Darfour: 12 millions déplacés selon l’ONU — vingt ans après, la violence reprend
Crise au Darfour: 12 millions déplacés et un retour des violences
Le Haut-Commissariat des Nations unies pour les réfugiés a indiqué que le conflit a déjà provoqué 12 millions de déplacés, chiffre qui souligne l’ampleur de la crise humanitaire actuelle.
Après la guerre civile sanglante qui a frappé la région soudanaise du Darfour il y a vingt ans, le monde avait déclaré « plus jamais ça », a déploré Filippo Grandi, rappelant les violences d’aujourd’hui et dénonçant des actes d’attaque contre des populations civiles, des violences ethniques et d’autres atrocités.
Deux ans et demi après le déclenchement du conflit entre l’armée, dirigée par le général Abdel Fattah al‑Burhane, et les Forces de soutien rapide (FSR) du général Mohamed Hamdane Daglo, les combats se concentrent désormais sur le Darfour et le Kordofan, selon Grandi dans un entretien accordé à l’AFP. Il souligne que « beaucoup de cette violence » rappelle ce qui s’est produit il y a 20 ans, avec une connotation ethnique et des pratiques telles que des femmes violées, le recrutement forcé d’enfants, des amputations et des violences contre les opposants.
La pire crise humanitaire au monde ?
En 2003, Omar el-Béchir avait lancé ses miliciens, les Janjawids, contre les populations non arabes du Darfour. Le conflit avait alors fait environ 300 000 morts et près de 2,5 millions de réfugiés. La Cour pénale internationale (CPI) poursuit des enquêtes, notamment sur des accusations de génocide. Le plus connu des Janjawids est Daglo. La guerre qu’il mène contre le chef de l’armée a déjà fait des dizaines de milliers de morts.
« C’est la pire crise humanitaire au monde », affirme Grandi, avec 12 millions de déplacés dont 4 millions ont trouvé refuge dans des pays voisins déjà fragiles.
Pourtant, le monde ne semble pas les avoir oubliés? « Soyons honnêtes, je ne suis pas sûr que le monde fasse vraiment attention », commente-t-il, ajoutant qu’il n’est pas très optimiste quant à l’impact du sommet annuel de l’ONU à New York sur la situation. Le haut-commissaire s’inquiète particulièrement pour El-Facher, capitale du Darfour-Nord et dernière grande ville encore sous contrôle de l’armée. Après 18 mois de siège par les FSR, la population y est « affamée et désespérée » et vivait l’une des situations les plus critiques du monde.

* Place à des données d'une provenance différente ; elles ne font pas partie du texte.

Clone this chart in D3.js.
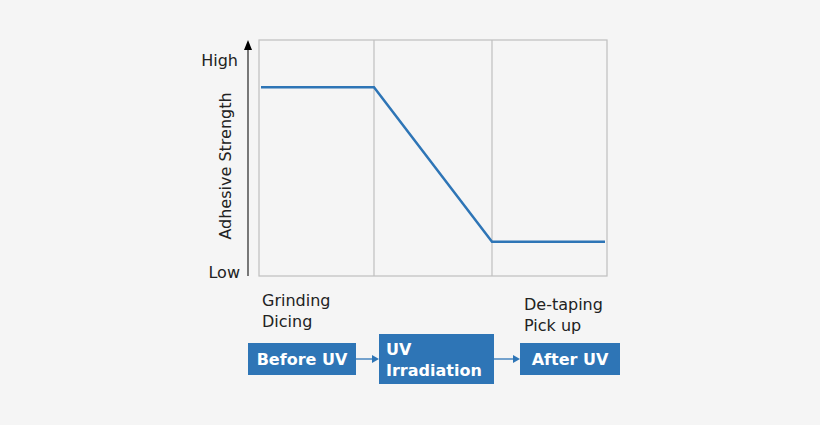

Des Soudanais font la queue à El-Facher pour recevoir de la nourriture.
Attention internationale et financement en recul
« L’opinion publique devient sélective », déclare Grandi. Comparé à il y a 20 ans, l’attention internationale est bien moindre. Les acteurs humanitaires disposent de ressources plus fragiles, notamment en raison des coupes dans l’aide étrangère américaine et d’un resserrement budgétaire européen, indique-t-il. Son message aux donateurs européens est clair : « ils commettent une erreur stratégique » s’ils privent les réfugiés d’aide dans la ceinture autour de l’Europe, car cela peut conduire à davantage de déplacements vers le continent.
Sur un autre continent, Grandi attire l’attention sur la Birmanie, théâtre d’une guerre civile meurtrière entre de multiples groupes rebelles et l’armée au pouvoir depuis le coup d’État de 2021. Même si le Soudan et la Birmanie ne font pas la une des médias, il affirme que des publics sensibles existent et s’intéressent lorsque l’on explique les souffrances. Les conversations s’ouvrent aussi sur Gaza et l’Ukraine, mais l’ONU constate que, face à tout ce qui se passe dans le monde, l’opinion publique devient parfois incapable d’absorber chaque victime et demeure sélective face à la souffrance généralisée.